Fire investigators were trying to determine the cause of the three-alarm blaze and have said it is suspicious. The inside of the auditorium was gutted, its roof caved in and walls charred. Some chandeliers were blackened; the wooden seats burned. The stage and the scene loft were destroyed.

Several classrooms in the main building were damaged. Losses are estimated at $30 million: -- $20 million to the structure and $10 million to contents, said Ed Lozano, an inspector with the county Fire Department.

Outside of East L.A., Garfield High is perhaps most famous for the exploits of former math teacher Jaime Escalante and his group of award-winning inner-city students chronicled in the 1988 movie “Stand and Deliver.” Escalante now lives in Bolivia but was on a road trip from Sacramento to Los Angeles on Monday when he heard about the fire.

“I feel very bad to hear that, after being at Garfield for many years,” he said. “Garfield became one of the best schools in the nation, so it’s very sad news to hear.”

Escalante, 76, left the school 15 years ago but said he would be glad to participate in fundraising efforts to rebuild the auditorium and said he would invite friends, including “Stand and Deliver” actors Edward James Olmos and Lou Diamond Phillips, to help.

He recalled that his classroom, MH1, or Music Hall 1, was in front of the auditorium. He said he took advantage of the auditorium for “political use,” mounting special programs for Cinco de Mayo and Folklorico in which the entire community participated, selling candy to passersby to raise money for advanced placement tests. “I have a lot of good memories,” he said.

Librarian teacher Jeffrey Garcia recalled that during the filming of the movie, the school was used for only one scene because it bucked the stereotype of the typical run-down inner-city school.

“They filmed at other locations because it was too clean, too well-kept,” said Garcia, the school archivist.

Garcia said that the last event held in the auditorium was a May 11 student assembly with a “Pirates of the Caribbean” theme to motivate students about upcoming state standardized tests. The last play was “Suessical the Musical,” held earlier this month. The school’s grand piano, usually kept in the music room, was moved to the auditorium for the play and lost in the fire, Garcia said.

The nucleus of the band Los Lobos was made up of Garfield graduates, and band member Cesar Rosas recalled the auditorium as a focal point for student musicians.

“It was a meeting place for us kids involved in music and where we tried to get our band up and running,” Rosas said. “On top of that, it’s a shame because it’s one of those old schools that’s got that vibe, with the architecture and lot of great memories.”

The auditorium was visited by such dignitaries as then-Vice President George H.W. Bush and then-Sen. John Glenn of Ohio. Its alumni include an array of politicians, actors, comedians, musicians, artists and sports figures, including comic Carlos Mencia and boxer Oscar De La Hoya.

The school has loyal alumni.

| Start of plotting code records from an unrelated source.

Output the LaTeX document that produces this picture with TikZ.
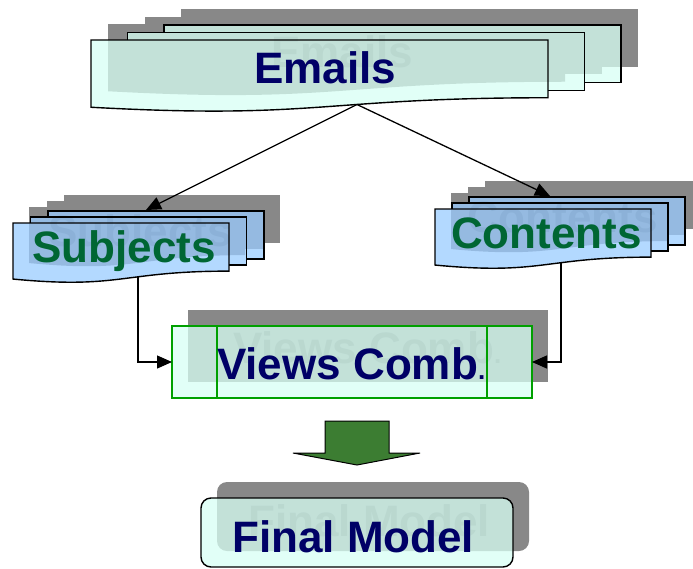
\documentclass[tikz,border=0pt]{standalone}
\usepackage{fontspec}
\setmainfont{Liberation Sans}
\usetikzlibrary{arrows.meta}
\definecolor{shadowgray}{RGB}{136,136,136}
\definecolor{ghostgray}{RGB}{100,100,100}
\definecolor{pagecyan}{RGB}{215,255,244}
\definecolor{pageblue}{RGB}{154,204,255}
\definecolor{navytext}{RGB}{0,0,102}
\definecolor{greentext}{RGB}{0,102,51}
\definecolor{boxgreen}{RGB}{0,160,0}
\definecolor{arrowgreen}{RGB}{60,125,50}
% document page path: x y w h
\newcommand\docpath[4]{(#1,#2) -- ({#1+#3},#2) -- ({#1+#3},{#2+0.802*#4}) .. controls ({#1+0.5*#3},{#2+0.802*#4}) and ({#1+0.5*#3},{#2+1.107*#4}) .. (#1,{#2+0.934*#4}) -- cycle}
% three pages: x y w h ox oy options
\newcommand\mdocfill[7]{%
  \path[#7] ({#1+2*#5},{#2-2*#6}) rectangle ++(#3,{0.802*#4});
  \path[#7] ({#1+#5},{#2-#6}) rectangle ++(#3,{0.802*#4});
  \path[#7] \docpath{#1}{#2}{#3}{#4};
}
\newcommand\mdocoutline[6]{%
  \draw[pageline] ({#1+2*#5},{#2-#6}) -- ({#1+2*#5},{#2-2*#6}) -- ({#1+2*#5+#3},{#2-2*#6}) -- ({#1+2*#5+#3},{#2-2*#6+0.802*#4}) -- ({#1+#5+#3},{#2-2*#6+0.802*#4});
  \draw[pageline] ({#1+#5},{#2}) -- ({#1+#5},{#2-#6}) -- ({#1+#5+#3},{#2-#6}) -- ({#1+#5+#3},{#2-#6+0.802*#4}) -- ({#1+#3},{#2-#6+0.802*#4});
  \draw[pageline] \docpath{#1}{#2}{#3}{#4};
}
\tikzset{
  pageline/.style={draw=black, line width=1.4pt, line join=miter},
  label/.style={anchor=base west, inner sep=0pt, font=\fontsize{44}{48}\selectfont\bfseries},
  ghost/.style={label, text=ghostgray},
  conn/.style={draw=black, line width=1.3pt, -{Triangle[length=15pt,width=13pt]}},
}
\begin{document}
\begin{tikzpicture}[x=1pt, y=-1pt]
\useasboundingbox (0,0) rectangle (693,568);
% ---------- shadows ----------
\begin{scope}[shift={(17,-16)}]
  \mdocfill{91}{40}{457}{72}{36.5}{7.5}{fill=shadowgray}
  \node[ghost] (emailsghost) at (254,83) {Emails};
\end{scope}
\begin{scope}[shift={(16,-16)}]
  \mdocfill{13}{223}{216}{60}{17.5}{6}{fill=shadowgray}
  \node[ghost] (subjghost) at (32,262) {Subjects};
  \mdocfill{435}{209}{216}{60}{17}{6}{fill=shadowgray}
  \node[ghost] (contghost) at (451,248) {Contents};
  \fill[shadowgray] (172,326) rectangle (532,398);
  \node[ghost] (viewsghost) at (217,379) {Views Comb{\fontsize{26}{30}\selectfont.}};
  \fill[shadowgray, rounded corners=10pt] (201,498) rectangle (513,567);
  \node[ghost] (finalghost) at (232,552) {Final Model};
\end{scope}
% ---------- translucent fills ----------
\begin{scope}[transparency group, opacity=0.75]
  \mdocfill{91}{40}{457}{72}{36.5}{7.5}{fill=pagecyan}
  \mdocfill{13}{223}{216}{60}{17.5}{6}{fill=pageblue}
  \mdocfill{435}{209}{216}{60}{17}{6}{fill=pageblue}
  \fill[pagecyan] (172,326) rectangle (532,398);
  \fill[pagecyan, rounded corners=10pt] (201,498) rectangle (513,567);
\end{scope}
% ---------- outlines ----------
\mdocoutline{91}{40}{457}{72}{36.5}{7.5}
\mdocoutline{13}{223}{216}{60}{17.5}{6}
\mdocoutline{435}{209}{216}{60}{17}{6}
\draw[boxgreen, line width=2pt] (172,326) rectangle (532,398);
\draw[boxgreen, line width=2pt] (217,326) -- (217,398);
\draw[boxgreen, line width=2pt] (487,326) -- (487,398);
\draw[black, line width=1.4pt, rounded corners=10pt] (201,498) rectangle (513,567);
% ---------- labels ----------
\node[label, text=navytext] (emails) at (254,83) {Emails};
\node[label, text=greentext] (subjects) at (32,262) {Subjects};
\node[label, text=greentext] (contents) at (451,248) {Contents};
\node[label, text=navytext] (views) at (217,379) {Views Comb{\fontsize{26}{30}\selectfont.}};
\node[label, text=navytext] (final) at (232,552) {Final Model};
% ---------- connector anchors ----------
\coordinate (emailsB) at (357,104.5);
\coordinate (subjT) at (146,210);
\coordinate (contT) at (550,196);
\coordinate (subjB) at (138,277);
\coordinate (contB) at (561,263);
\coordinate (viewsL) at (172,362);
\coordinate (viewsR) at (532,362);
\draw[conn] (emailsB) -- (subjT);
\draw[conn] (emailsB) -- (contT);
\draw[conn] (subjB) |- (viewsL);
\draw[conn] (contB) |- (viewsR);
% ---------- block arrow ----------
\node[inner sep=0pt, minimum size=0pt] (arrowtop) at (357,421) {};
\draw[fill=arrowgreen, draw=black, line width=1pt, line join=miter]
  (325,421) -- (389,421) -- (389,453) -- (420,453) -- (357,465) -- (293,453) -- (325,453) -- cycle;
\end{tikzpicture}
\end{document}
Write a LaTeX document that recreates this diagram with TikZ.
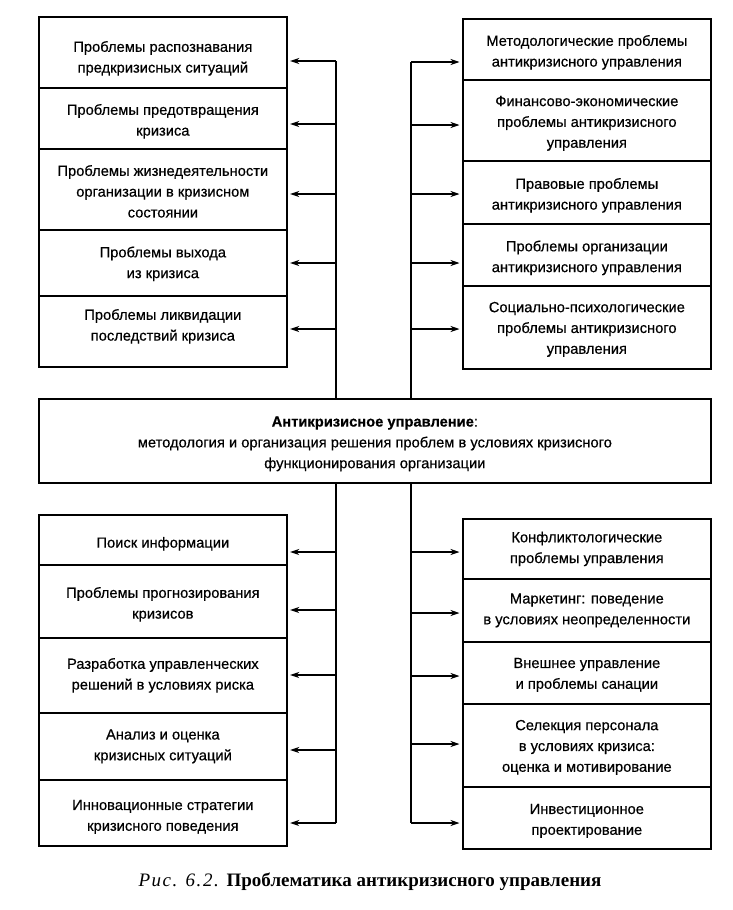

Thousands return every year for the Bulldogs football game against archrival Roosevelt High in Boyle Heights.

Ellen Chapa, class of ’72 and a board member of the alumni association, said former students have been calling, concerned about the school and ready to offer support.

“There is so much love for the school, and hopefully their hearts are still here,” Chapa said.

The school has nurtured the dreams of generations of students in a community often beset by hardship.

“For many of our students, we were the most stable place in their lives, an island of certainty in a sea of violence,” Del Cueto said. “My job is to bring that stability and predictability back as quickly as possible.”

That is also important for Manuel Alcon, 15, a 10th-grader who had been expecting to attend an awards ceremony for his Junior ROTC program in the auditorium; he is disappointed that he won’t get to see the space again as it once was.

“When I first stepped into the school, the auditorium was the first building I went into with my mom and family,” Manuel said.

“I looked at the inside and at the chandeliers, and it wasn’t like nothing I had ever seen before. It had a lot of memories for me.”